By Ervin Stutzman
I recently had the occasion to visit the Smith Dairy production facility in Orrville, Ohio. Smith Dairy has been in operation since 1909, so they have celebrated their hundredth anniversary a couple of years ago. Their stated mission is “to treat customers, associates, and owners according to Christ’s example.” That’s a sober calling. I am impressed by the way they work at it.
The proprietors of the dairy recently made news when they endowed a faculty chair in Missional Leadership Development at Associated Mennonite Biblical Seminar in Elkhart, Indiana. The primary donors were Walter and Mary Esther Schmid. Walter, who led the organization for 30 years, died in 1998. His sons, Steve and John Schmid, lead the organization today.
The Schmid family intends for the business to reflect the values of quality, service and caring for others as Jesus would. Clearly, they also had the value of generosity. But it is the particular way in which these values are expressed that prompted this blog.

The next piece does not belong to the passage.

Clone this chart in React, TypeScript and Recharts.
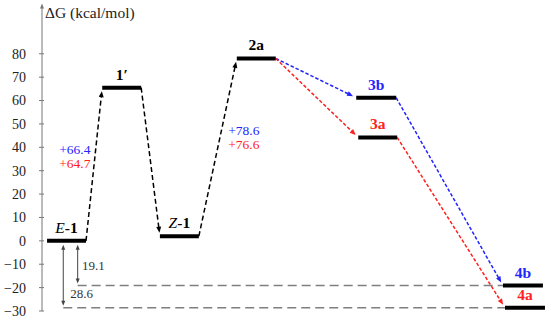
import { LineChart, Line, XAxis, YAxis, ReferenceLine, ReferenceDot } from "recharts"

// states of the energy profile (reaction coordinate runs 0..100 along the x axis)
const states = ["E-1", "1′", "Z-1", "2a", "3b", "3a", "4b", "4a"]
const energies = [0, 65.5, 2, 78, 61.2, 44.2, -19.1, -28.6]
const levelFrom = [1.0, 11.9, 23.3, 38.5, 62.1, 62.5, 91.1, 91.5]
const levelTo = [8.7, 19.6, 31.0, 46.2, 70.0, 70.2, 99.0, 99.4]
// "" = common path, "b" = blue path, "a" = red path
const pathway = ["", "", "", "", "b", "a", "b", "a"]
const steps: [number, number][] = [[0, 1], [1, 2], [2, 3], [3, 4], [3, 5], [4, 6], [5, 7]]

// barriers written next to the first and third steps
const barriersB = [66.4, 78.6]
const barriersA = [64.7, 76.6]
const barrierLabelX = [3.4, 36.8]
const barrierLabelG = [37.3, 45.1]

// gaps of 4b / 4a below E-1
const gapStates = [6, 7]
const gapArrowX = [7.05, 4.2]
const gapLabelX = [7.9, 5.6]
const gapLabelG = [-12.5, -24.5]

const yTicks = [-30, -20, -10, 0, 10, 20, 30, 40, 50, 60, 70, 80]

const BLUE = "#2424ff"
const RED = "#ff2020"
const AXIS = "#777"
const FONT = "'Liberation Serif', serif"

const pathColor = (p: string) => (p === "b" ? BLUE : p === "a" ? RED : "#000")

type ArrowOpts = {
  color: string
  dash?: string
  width?: number
  both?: boolean
  len?: number
  half?: number
  trimStart?: number
  trimEnd?: number
}

const arrow = (o: ArrowOpts) => (p: any) => {
  const len = o.len ?? 6
  const half = o.half ?? 2.5
  const dx = p.x2 - p.x1
  const dy = p.y2 - p.y1
  const L = Math.hypot(dx, dy) || 1
  const ux = dx / L
  const uy = dy / L
  const ts = o.trimStart ?? 0
  const te = o.trimEnd ?? 0
  const sx = p.x1 + ux * ts
  const sy = p.y1 + uy * ts
  const ex = p.x2 - ux * te
  const ey = p.y2 - uy * te
  const head = (tx: number, ty: number, vx: number, vy: number) => {
    const bx = tx - vx * len
    const by = ty - vy * len
    return `${tx},${ty} ${bx - vy * half},${by + vx * half} ${bx + vy * half},${by - vx * half}`
  }
  return (
    <g>
      <line
        x1={o.both ? sx + ux * len * 0.8 : sx}
        y1={o.both ? sy + uy * len * 0.8 : sy}
        x2={ex - ux * len * 0.8}
        y2={ey - uy * len * 0.8}
        stroke={o.color}
        strokeWidth={o.width ?? 1.5}
        strokeDasharray={o.dash}
      />
      <polygon points={head(ex, ey, ux, uy)} fill={o.color} />
      {o.both && <polygon points={head(sx, sy, -ux, -uy)} fill={o.color} />}
    </g>
  )
}

function stateName(name: string) {
  const m = name.match(/^([EZ])(-.*)$/)
  if (m) {
    return (
      <>
        <tspan fontStyle="italic">{m[1]}</tspan>
        <tspan fontWeight="bold">{m[2]}</tspan>
      </>
    )
  }
  return <tspan fontWeight="bold">{name}</tspan>
}

const YTick = ({ x, y, payload }: any) => (
  <g>
    <line x1={x + 13} x2={x + 18} y1={y} y2={y} stroke={AXIS} strokeWidth={1} />
    <text x={x} y={y} dy="0.35em" textAnchor="end" style={{ fontFamily: FONT, fontSize: 14 }} fill="#222">
      {String(payload.value).replace("-", "−")}
    </text>
  </g>
)

export default function App() {
  return (
    <div style={{ position: "absolute", left: 0, top: 0, width: 550, height: 319, background: "#fff", fontFamily: FONT }}>
      <LineChart width={550} height={319} margin={{ top: 7, right: 2, bottom: 8, left: 0 }} style={{ fontFamily: FONT }}>
        <XAxis type="number" dataKey="x" domain={[0, 100]} hide />
        <YAxis
          type="number"
          domain={[-30, 100]}
          ticks={yTicks}
          width={42}
          axisLine={false}
          tickLine={false}
          tickSize={0}
          tickMargin={16}
          tick={<YTick />}
          interval={0}
        />

        {/* y axis with arrow */}
        <ReferenceLine
          segment={[{ x: 0, y: -30 }, { x: 0, y: 101.5 }]}
          ifOverflow="visible"
          shape={arrow({ color: AXIS, width: 1, len: 5, half: 2 })}
        />
        <ReferenceDot
          x={0}
          y={100}
          ifOverflow="visible"
          shape={(p: any) => (
            <text x={p.cx + 3} y={p.cy + 11} style={{ fontFamily: FONT, fontSize: 15.5 }} fill="#222">
              ΔG (kcal/mol)
            </text>
          )}
        />

        {/* gap guide lines */}
        {gapStates.map((s, i) => (
          <ReferenceLine
            key={`gap-line-${s}`}
            segment={[{ x: gapArrowX[i], y: energies[s] }, { x: levelFrom[s], y: energies[s] }]}
            ifOverflow="visible"
            stroke="#7f7f7f"
            strokeWidth={1.5}
            strokeDasharray="9 5"
          />
        ))}
        {gapStates.map((s, i) => (
          <ReferenceLine
            key={`gap-arrow-${s}`}
            segment={[{ x: gapArrowX[i], y: energies[0] }, { x: gapArrowX[i], y: energies[s] }]}
            ifOverflow="visible"
            shape={arrow({ color: "#444", width: 1, both: true, len: 5, half: 2, trimStart: 4, trimEnd: 2 })}
          />
        ))}
        {gapStates.map((s, i) => (
          <ReferenceDot
            key={`gap-label-${s}`}
            x={gapLabelX[i]}
            y={gapLabelG[i]}
            ifOverflow="visible"
            shape={(p: any) => (
              <text x={p.cx} y={p.cy} style={{ fontFamily: FONT, fontSize: 13 }} fill="#333">
                {(energies[0] - energies[s]).toFixed(1)}
              </text>
            )}
          />
        ))}

        {/* reaction steps */}
        {steps.map(([a, b]) => {
          const color = pathColor(pathway[b])
          const black = pathway[b] === ""
          return (
            <ReferenceLine
              key={`step-${a}-${b}`}
              segment={[{ x: levelTo[a], y: energies[a] }, { x: levelFrom[b], y: energies[b] }]}
              ifOverflow="visible"
              shape={arrow({
                color,
                dash: black ? "5 3" : "3.5 2",
                width: 1.5,
                len: 6,
                half: 2.5,
                trimEnd: 3.5,
              })}
            />
          )
        })}

        {/* energy levels */}
        {states.map((s, i) => (
          <Line
            key={`level-${s}`}
            data={[{ x: levelFrom[i], g: energies[i] }, { x: levelTo[i], g: energies[i] }]}
            dataKey="g"
            type="linear"
            stroke="#000"
            strokeWidth={4}
            dot={false}
            activeDot={false}
            isAnimationActive={false}
          />
        ))}

        {/* level names */}
        {states.map((s, i) => (
          <ReferenceDot
            key={`name-${s}`}
            x={(levelFrom[i] + levelTo[i]) / 2}
            y={energies[i]}
            ifOverflow="visible"
            shape={(p: any) => (
              <text
                x={p.cx}
                y={p.cy - 8}
                textAnchor="middle"
                style={{ fontFamily: FONT, fontSize: 15.5 }}
                fill={pathColor(pathway[i])}
              >
                {stateName(s)}
              </text>
            )}
          />
        ))}

        {/* barrier values */}
        {barriersB.map((v, i) => (
          <ReferenceDot
            key={`barrier-${i}`}
            x={barrierLabelX[i]}
            y={barrierLabelG[i]}
            ifOverflow="visible"
            shape={(p: any) => (
              <g style={{ fontFamily: FONT, fontSize: 13.5 }}>
                <text x={p.cx} y={p.cy} fill={BLUE}>{`+${v.toFixed(1)}`}</text>
                <text x={p.cx} y={p.cy + 14} fill={RED}>{`+${barriersA[i].toFixed(1)}`}</text>
              </g>
            )}
          />
        ))}
      </LineChart>
    </div>
  )
}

In conversation with John Schmid, I learned that the company has a strong emphasis on wellness for employees and their families. In other words, they have developed a corporate culture that values wellness. Not only have they promoted wellness in their own facilities for many years, they have also helped other companies to improve their wellness index. Their emphasis must pay off, because they have very low employee turnover, generally around 5% per year. They have also found that good health helps to lower absenteeism and excess health claims.
The company uses various means to encourage employees to develop healthy habits. I learned that they have a wide variety of wellness opportunities for employees to participate in throughout the year, including health classes, health coaching and assessments, wellness challenges, self-study, and referral to community health events and programs.
They also use a health tracking system that provides incentives, rewards, and recognition for reaching personal health goals. To this end, they provide a health screening on site each year. This exam, which includes a laboratory blood test, generates a wellness index, a number between 1 and 100. An index of 70 is considered a “passing grade,”. Scores above 70 allow employees to be at the lowest premium charge per employee. If the index is under 70, the employee can use various means, such as an exercise program or an educational class, to gain the same premium discount. If they do not follow through on compensatory activities, they must pay a greater percentage of the health care premium.
Participation in the health screens over several years allows employees and spouses to readily see if their wellness score has improved from a variety of factors. The yearly screens track: weight, BMI, cholesterol, blood pressure and other wellness factors. Most associates who have weight losses normally see significant gains in their score.
I commend the leaders at Smith Dairy for their concern for the wellness of their employees and their community. As a part of the Mennonite Church, the leaders of this company have shown the way to put Christian faith to work in the marketplace.